The problem with this is that it makes your self-worth dependent on others. And guess what? That’s not a healthy or sustainable way to live.
Your worth is inherent, and it doesn’t change based on what others think of you. It’s time to start believing in yourself and validating your own accomplishments. Trust me, it’s a game-changer.
5) Struggling to say no
Ever find yourself saying yes when you really want to say no? Or taking on more than you can handle just to please others?
This struggle to assert yourself and set boundaries is a sign of low self-esteem. You might fear that saying no will lead to rejection or conflict.
But here’s the reality: You can’t please everyone all the time, and saying no is a necessary part of maintaining your mental health and personal boundaries. It’s okay to prioritize your needs and say no when something doesn’t align with them.
Saying no doesn’t make you selfish or rude – it makes you assertive and respectful of your own needs.
6) Feeling undeserving of happiness
This one hits close to home for many of us. That nagging feeling that you don’t deserve to be happy, or that good things happen to other people, but not to you.
It’s a sad and lonely place to be, feeling undeserving of joy and fulfillment. It’s like watching life from the sidelines, convinced you don’t belong in the game.
But let me tell you something important: You are deserving of happiness, just as much as anyone else. Your worth is not determined by your mistakes or shortcomings, but by your inherent humanity.
Everyone has the right to pursue happiness, and that includes you. Don’t let low self-esteem rob you of the joy and fulfillment you deserve.
7) Staying in unhealthy relationships
There was a time when I stayed in relationships that didn’t serve me well – where I wasn’t respected, valued, or treated with kindness. I convinced myself that it was all I deserved.
This is a common trap for those with low self-esteem. We settle for less than we deserve because we don’t believe we’re worth more.
But here’s what I’ve learned: You deserve respect. You deserve kindness. You deserve to be treated well. And if someone isn’t treating you the way you deserve, it’s okay to walk away.
The people you surround yourself with have a big impact on your self-esteem. Choose relationships that lift you up, not ones that bring you down.
8) Overachieving at work
This might seem like a good thing, right? But hear me out.
Sometimes, people with low self-esteem become workaholics, always striving for perfection, and pushing themselves to the limit. They believe that by doing more and achieving more, they can prove their worth.
But no amount of external success can make up for an internal sense of unworthiness. It’s like trying to fill a bottomless pit – no matter how much you achieve, it never feels enough.
Your value is not defined by your productivity or success. It’s okay to strive for excellence, but not at the cost of your wellbeing. Balance is key.
9) Constantly comparing yourself to others
Social media has made it easier than ever to compare ourselves to others. But the truth is, comparison is a trap that can lead to feelings of inadequacy and low self-esteem.
If you find yourself constantly measuring your worth against the success, appearance, or achievements of others, it might be time to take a step back.

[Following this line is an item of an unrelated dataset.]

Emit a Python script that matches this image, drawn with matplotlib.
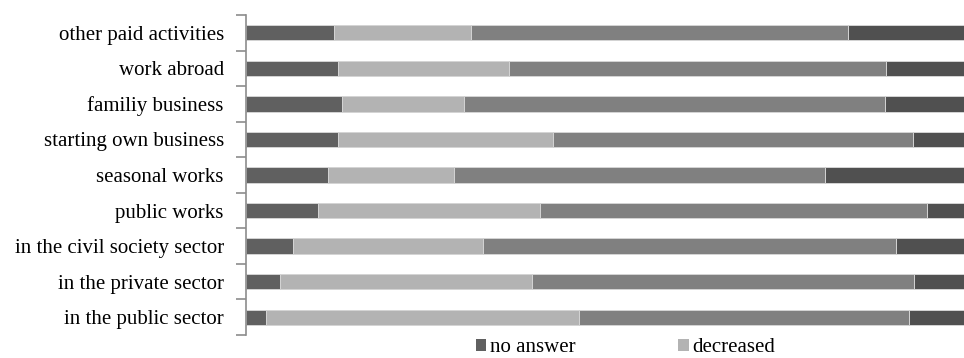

Everyone’s journey is unique. Your value isn’t determined by how you stack up against others. Instead of focusing on what others are doing, try redirecting that energy towards your own growth and self-improvement.
10) Not taking care of yourself
The most crucial thing to understand about low self-esteem is how it can lead to neglecting your own needs. This might manifest as skipping meals, not getting enough sleep, or ignoring your mental health.
Taking care of yourself isn’t a luxury; it’s a necessity. Your body, your mind, your wellbeing – they’re all worth being prioritized. Self-care isn’t selfish; it’s an act of self-love and respect.
You are worthy of care and kindness, especially from yourself. Prioritize your wellbeing, because you truly matter.